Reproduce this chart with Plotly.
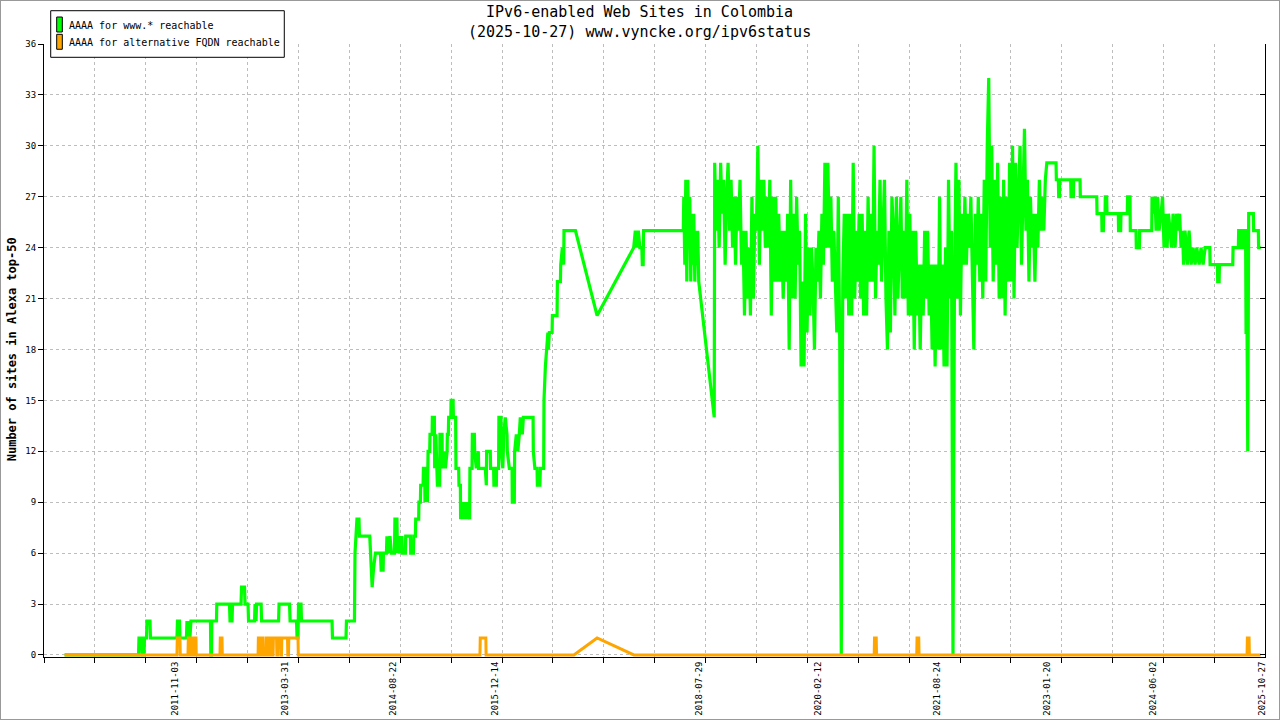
import datetime as dt
import pandas as pd
import plotly.graph_objects as go

# values; x as decimal years
green_early = [
    (2010.412, 0), (2011.364, 0), (2011.370, 1), (2011.403, 1), (2011.409, 0), (2011.435, 0),
    (2011.441, 1), (2011.467, 1), (2011.473, 2), (2011.512, 2), (2011.518, 1), (2011.859, 1),
    (2011.866, 2), (2011.891, 2), (2011.898, 1), (2011.981, 1), (2011.988, 2), (2012.001, 1),
    (2012.013, 2), (2012.026, 1), (2012.039, 2), (2012.290, 2), (2012.294, 0), (2012.303, 0),
    (2012.307, 2), (2012.367, 2), (2012.371, 3), (2012.534, 3), (2012.541, 2), (2012.567, 2),
    (2012.573, 3), (2012.682, 3), (2012.689, 4), (2012.727, 4), (2012.734, 3), (2012.772, 3),
    (2012.779, 2), (2012.856, 2), (2012.862, 3), (2012.875, 2), (2012.882, 3), (2012.940, 3),
    (2012.946, 2), (2013.165, 2), (2013.171, 3), (2013.306, 3), (2013.313, 2), (2013.396, 2),
    (2013.403, 1), (2013.415, 1), (2013.422, 3), (2013.454, 3), (2013.460, 2), (2013.853, 2),
    (2013.859, 1), (2014.033, 1), (2014.039, 2), (2014.142, 2), (2014.149, 6), (2014.161, 7),
    (2014.174, 8), (2014.200, 8), (2014.206, 7), (2014.339, 7), (2014.348, 6), (2014.370, 4),
    (2014.386, 5), (2014.412, 6), (2014.477, 6), (2014.486, 5), (2014.511, 5), (2014.515, 6),
    (2014.554, 6), (2014.560, 7), (2014.579, 6), (2014.599, 7), (2014.618, 6), (2014.657, 6),
    (2014.663, 8), (2014.689, 8), (2014.695, 6), (2014.715, 7), (2014.734, 6), (2014.753, 7),
    (2014.760, 6), (2014.798, 6), (2014.802, 7), (2014.862, 7), (2014.866, 6), (2014.901, 6),
    (2014.905, 7), (2014.927, 7), (2014.931, 8), (2014.969, 8), (2014.972, 9), (2014.991, 9),
    (2014.995, 10), (2015.026, 10), (2015.030, 11), (2015.046, 11), (2015.050, 9), (2015.068, 10),
    (2015.081, 9), (2015.090, 12), (2015.111, 12), (2015.115, 13), (2015.142, 13), (2015.145, 14),
    (2015.171, 14), (2015.175, 11), (2015.190, 13), (2015.206, 11), (2015.210, 10), (2015.239, 10),
    (2015.243, 13), (2015.270, 13), (2015.274, 11), (2015.300, 12), (2015.313, 11), (2015.335, 12),
    (2015.338, 13), (2015.351, 13), (2015.355, 14), (2015.383, 14), (2015.386, 15), (2015.412, 15),
    (2015.416, 14), (2015.445, 14), (2015.449, 11), (2015.484, 11), (2015.488, 10), (2015.506, 10),
    (2015.509, 8), (2015.531, 9), (2015.548, 8), (2015.570, 9), (2015.583, 8), (2015.596, 9),
    (2015.625, 8), (2015.629, 11), (2015.656, 11), (2015.660, 13), (2015.686, 13), (2015.690, 12),
    (2015.711, 11), (2015.737, 12), (2015.741, 11), (2015.827, 11), (2015.831, 10), (2015.840, 10),
    (2015.844, 12), (2015.891, 12), (2015.895, 11), (2015.934, 11), (2015.938, 10), (2015.969, 10),
    (2015.972, 11), (2015.998, 11), (2016.002, 14), (2016.029, 14), (2016.033, 12), (2016.052, 11),
    (2016.059, 12), (2016.063, 13), (2016.084, 14), (2016.106, 13), (2016.110, 12), (2016.136, 11),
    (2016.171, 11), (2016.174, 9), (2016.200, 9), (2016.204, 12), (2016.226, 13), (2016.245, 12),
    (2016.264, 13), (2016.277, 14), (2016.303, 13), (2016.316, 14), (2016.406, 14), (2016.441, 14),
    (2016.444, 12), (2016.464, 11), (2016.492, 11), (2016.496, 10), (2016.528, 10), (2016.535, 11),
    (2016.577, 11), (2016.581, 15), (2016.599, 17), (2016.612, 18), (2016.631, 19), (2016.637, 18),
    (2016.650, 19), (2016.685, 19), (2016.689, 20), (2016.749, 20), (2016.753, 22), (2016.792, 22),
    (2016.796, 23), (2016.817, 24), (2016.834, 23), (2016.838, 25), (2016.985, 25), (2017.264, 20),
    (2017.735, 24), (2017.756, 25), (2017.776, 24), (2017.795, 25), (2017.814, 24), (2017.840, 24),
    (2017.846, 23), (2017.857, 23), (2017.862, 25), (2018.374, 25), (2018.380, 27), (2018.393, 23),
    (2018.406, 28), (2018.419, 22), (2018.432, 28), (2018.445, 24), (2018.457, 27), (2018.470, 22),
    (2018.483, 26), (2018.496, 23), (2018.509, 26), (2018.522, 22), (2018.535, 25), (2018.547, 23),
    (2018.560, 25), (2018.573, 22), (2018.772, 14),
]

# weekly readings through the noisy 2018-2023 stretch
weekly_start = '2018-10-12'
green_weekly = [
    29, 25, 28, 24, 29, 26, 28, 23, 27, 29,
    25, 28, 24, 27, 23, 27, 25, 28, 23, 25,
    20, 25, 21, 24, 20, 27, 21, 26, 25, 30,
    23, 28, 25, 28, 24, 27, 24, 28, 20, 27,
    22, 27, 22, 26, 22, 25, 21, 25, 22, 26,
    18, 28, 21, 26, 21, 27, 23, 25, 17, 22,
    17, 26, 19, 24, 20, 24, 22, 18, 24, 22,
    25, 21, 26, 23, 29, 24, 29, 24, 27, 22,
    25, 21, 19, 27, 18, 0, 22, 26, 21, 26,
    20, 26, 20, 29, 21, 25, 22, 26, 21, 26,
    20, 25, 20, 27, 22, 26, 22, 30, 21, 25,
    23, 28, 22, 25, 28, 21, 18, 25, 19, 27,
    25, 20, 27, 21, 25, 27, 21, 25, 21, 28,
    20, 26, 20, 25, 18, 25, 20, 23, 18, 23,
    20, 25, 21, 25, 20, 23, 18, 23, 17, 23,
    18, 27, 18, 23, 17, 24, 17, 28, 21, 25,
    0, 22, 29, 21, 28, 20, 26, 23, 27, 23,
    26, 24, 27, 22, 18, 26, 23, 27, 22, 26,
    21, 28, 22, 30, 34, 24, 30, 22, 28, 23,
    29, 21, 27, 21, 28, 20, 27, 22, 29, 22,
    30, 21, 29, 24, 27, 30, 23, 28, 31, 25,
    28, 22, 27, 24, 26, 22, 26, 24, 28, 25,
    27, 25, 28, 29,
]

green_late = [
    (2023.171, 29), (2023.175, 28), (2023.201, 28), (2023.205, 27), (2023.214, 27), (2023.218, 28),
    (2023.360, 28), (2023.364, 27), (2023.394, 27), (2023.398, 28), (2023.480, 28), (2023.484, 27),
    (2023.695, 27), (2023.699, 26), (2023.759, 26), (2023.763, 25), (2023.780, 25), (2023.784, 26),
    (2023.802, 26), (2023.805, 27), (2023.823, 27), (2023.827, 26), (2023.973, 26), (2023.976, 25),
    (2024.003, 25), (2024.007, 26), (2024.088, 26), (2024.092, 27), (2024.123, 27), (2024.127, 25),
    (2024.200, 25), (2024.204, 24), (2024.243, 24), (2024.247, 25), (2024.402, 25), (2024.406, 27),
    (2024.425, 26), (2024.445, 27), (2024.458, 25), (2024.477, 27), (2024.496, 25), (2024.522, 26),
    (2024.541, 27), (2024.560, 24), (2024.580, 26), (2024.599, 24), (2024.618, 26), (2024.657, 24),
    (2024.676, 26), (2024.702, 24), (2024.721, 26), (2024.740, 25), (2024.760, 26), (2024.779, 24),
    (2024.798, 25), (2024.811, 23), (2024.830, 25), (2024.860, 23), (2024.882, 25), (2024.908, 23),
    (2024.933, 24), (2024.959, 23), (2024.981, 24), (2025.011, 23), (2025.036, 24), (2025.062, 23),
    (2025.088, 24), (2025.148, 24), (2025.152, 23), (2025.246, 23), (2025.250, 22), (2025.268, 22),
    (2025.272, 23), (2025.444, 23), (2025.448, 24), (2025.516, 24), (2025.520, 25), (2025.551, 25),
    (2025.555, 24), (2025.570, 24), (2025.574, 25), (2025.609, 25), (2025.615, 19), (2025.628, 19),
    (2025.637, 12), (2025.649, 26), (2025.709, 26), (2025.713, 25), (2025.773, 25), (2025.777, 24),
    (2025.804, 24),
]

orange = [
    (2010.412, 0), (2011.859, 0), (2011.863, 1), (2011.898, 1), (2011.902, 0), (2012.001, 0),
    (2012.005, 1), (2012.026, 1), (2012.030, 0), (2012.039, 0), (2012.043, 1), (2012.059, 1),
    (2012.062, 0), (2012.071, 0), (2012.075, 1), (2012.104, 1), (2012.107, 0), (2012.412, 0),
    (2012.416, 1), (2012.438, 1), (2012.442, 0), (2012.901, 0), (2012.905, 1), (2012.920, 1),
    (2012.924, 0), (2012.933, 0), (2012.937, 1), (2012.965, 1), (2012.969, 0), (2013.004, 0),
    (2013.008, 1), (2013.036, 1), (2013.040, 0), (2013.049, 0), (2013.053, 1), (2013.081, 1),
    (2013.085, 0), (2013.094, 0), (2013.098, 1), (2013.139, 1), (2013.143, 0), (2013.152, 0),
    (2013.156, 1), (2013.190, 1), (2013.194, 0), (2013.203, 0), (2013.207, 1), (2013.280, 1),
    (2013.284, 0), (2013.293, 0), (2013.297, 1), (2013.415, 1), (2013.419, 0), (2015.758, 0),
    (2015.762, 1), (2015.834, 1), (2015.837, 0), (2016.965, 0), (2017.264, 1), (2017.737, 0),
    (2020.830, 0), (2020.834, 1), (2020.856, 1), (2020.860, 0), (2021.377, 0), (2021.381, 1),
    (2021.403, 1), (2021.407, 0), (2025.628, 0), (2025.632, 1), (2025.654, 1), (2025.658, 0),
    (2025.804, 0),
]

x_labels = ['2011-11-03', '2013-03-31', '2014-08-22', '2015-12-14', '2018-07-29',
            '2020-02-12', '2021-08-24', '2023-01-20', '2024-06-02', '2025-10-27']

series_names = ['AAAA for www.* reachable', 'AAAA for alternative FQDN reachable']


def to_date(y):
    year = int(y)
    start = dt.datetime(year, 1, 1)
    ndays = (dt.datetime(year + 1, 1, 1) - start).days
    return start + dt.timedelta(days=(y - year) * ndays)


green_x = [to_date(y) for y, v in green_early]
green_x += list(pd.date_range(weekly_start, periods=len(green_weekly), freq='7D'))
green_x += [to_date(y) for y, v in green_late]
green_y = [v for y, v in green_early] + green_weekly + [v for y, v in green_late]

orange_x = [to_date(y) for y, v in orange]
orange_y = [v for y, v in orange]

GREEN = '#00ff00'
ORANGE = '#ffa500'
MONO = 'DejaVu Sans Mono'

fig = go.Figure()
fig.add_trace(go.Scatter(x=green_x, y=green_y, mode='lines', name=series_names[0],
                         line=dict(color=GREEN, width=3.2), showlegend=False))
fig.add_trace(go.Scatter(x=orange_x, y=orange_y, mode='lines', name=series_names[1],
                         line=dict(color=ORANGE, width=3), showlegend=False))
# empty trace so the right-hand mirror axis gets drawn
fig.add_trace(go.Scatter(x=[None], y=[None], yaxis='y2', showlegend=False, hoverinfo='skip'))

x_start = to_date(2010.147)
x_end = to_date(2025.859)

# legend drawn by hand: box, tall swatches, text (paper coords)
shapes = [
    dict(type='rect', xref='paper', yref='paper', x0=0.0055, x1=0.1968, y0=0.9783, y1=1.0543,
         line=dict(color='black', width=1), fillcolor='white', layer='above'),
    dict(type='rect', xref='paper', yref='paper', x0=0.0104, x1=0.0150, y0=1.0196, y1=1.0440,
         line=dict(color='black', width=1), fillcolor=GREEN, layer='above'),
    dict(type='rect', xref='paper', yref='paper', x0=0.0104, x1=0.0150, y0=0.9914, y1=1.0158,
         line=dict(color='black', width=1), fillcolor=ORANGE, layer='above'),
    # grey frame round the picture
    dict(type='rect', xref='paper', yref='paper',
         x0=-44 / 1221, x1=1 + 15 / 1221, y0=-63 / 613, y1=1 + 44 / 613,
         line=dict(color='#999999', width=2), layer='above'),
]
annotations = [
    dict(text=series_names[0], xref='paper', yref='paper', x=0.0192, y=1.0294,
         xanchor='left', yanchor='middle', showarrow=False, font=dict(family=MONO, size=10)),
    dict(text=series_names[1], xref='paper', yref='paper', x=0.0192, y=1.0021,
         xanchor='left', yanchor='middle', showarrow=False, font=dict(family=MONO, size=10)),
    dict(text='IPv6-enabled Web Sites in Colombia<br>(2025-10-27) www.vyncke.org/ipv6status',
         xref='paper', yref='paper', x=0.4881, y=1.0351, xanchor='center', yanchor='middle',
         showarrow=False, font=dict(family=MONO, size=15)),
    dict(text='<b>Number of sites in Alexa top-50</b>', xref='paper', yref='paper',
         x=-0.0262, y=0.502, xanchor='center', yanchor='middle', textangle=-90,
         showarrow=False, font=dict(family=MONO, size=12)),
]

fig.update_layout(
    width=1280, height=720,
    margin=dict(l=44, r=15, t=44, b=63),
    paper_bgcolor='white', plot_bgcolor='white',
    font=dict(family=MONO, color='black'),
    showlegend=False,
    xaxis=dict(
        type='date', range=[x_start, x_end], automargin=False,
        tickmode='array', tickvals=x_labels, ticktext=x_labels,
        tickangle=-90, ticks='', showgrid=False,
        tickfont=dict(family=MONO, size=9),
        showline=True, linecolor='black', linewidth=1, zeroline=False,
        minor=dict(tickmode='linear', tick0=x_start, dtick=239.2 * 86400000,
                   ticks='outside', ticklen=5, tickcolor='black',
                   showgrid=True, gridcolor='#bdbdbd', griddash='dot', gridwidth=1),
    ),
    yaxis=dict(
        range=[-0.12, 36], tickmode='linear', tick0=0, dtick=3, automargin=False,
        ticks='outside', ticklen=5, tickcolor='black',
        tickfont=dict(family=MONO, size=9),
        showgrid=True, gridcolor='#bdbdbd', griddash='dot', gridwidth=1,
        showline=True, linecolor='black', linewidth=1, zeroline=False,
    ),
    yaxis2=dict(
        overlaying='y', side='right', range=[-0.12, 36], tickmode='linear', tick0=0, dtick=3,
        ticks='inside', ticklen=5, tickcolor='black', showticklabels=False, automargin=False,
        showgrid=False, showline=True, linecolor='black', linewidth=1, zeroline=False,
    ),
    shapes=shapes,
    annotations=annotations,
)

# no default page margin, so the figure sits at the top-left corner like the original
fig.write_html('out.html', config={'displayModeBar': False},
               post_script="document.body.style.margin='0px';")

☆ ☆ ☆

■ Task requirements ■
From the first line above down to the line with "import plotly.graph_objects as go", reproduce every line and no others, omitting pictures.

■ Answer ■
Reproduce this chart with Plotly.
import datetime as dt
import pandas as pd
import plotly.graph_objects as go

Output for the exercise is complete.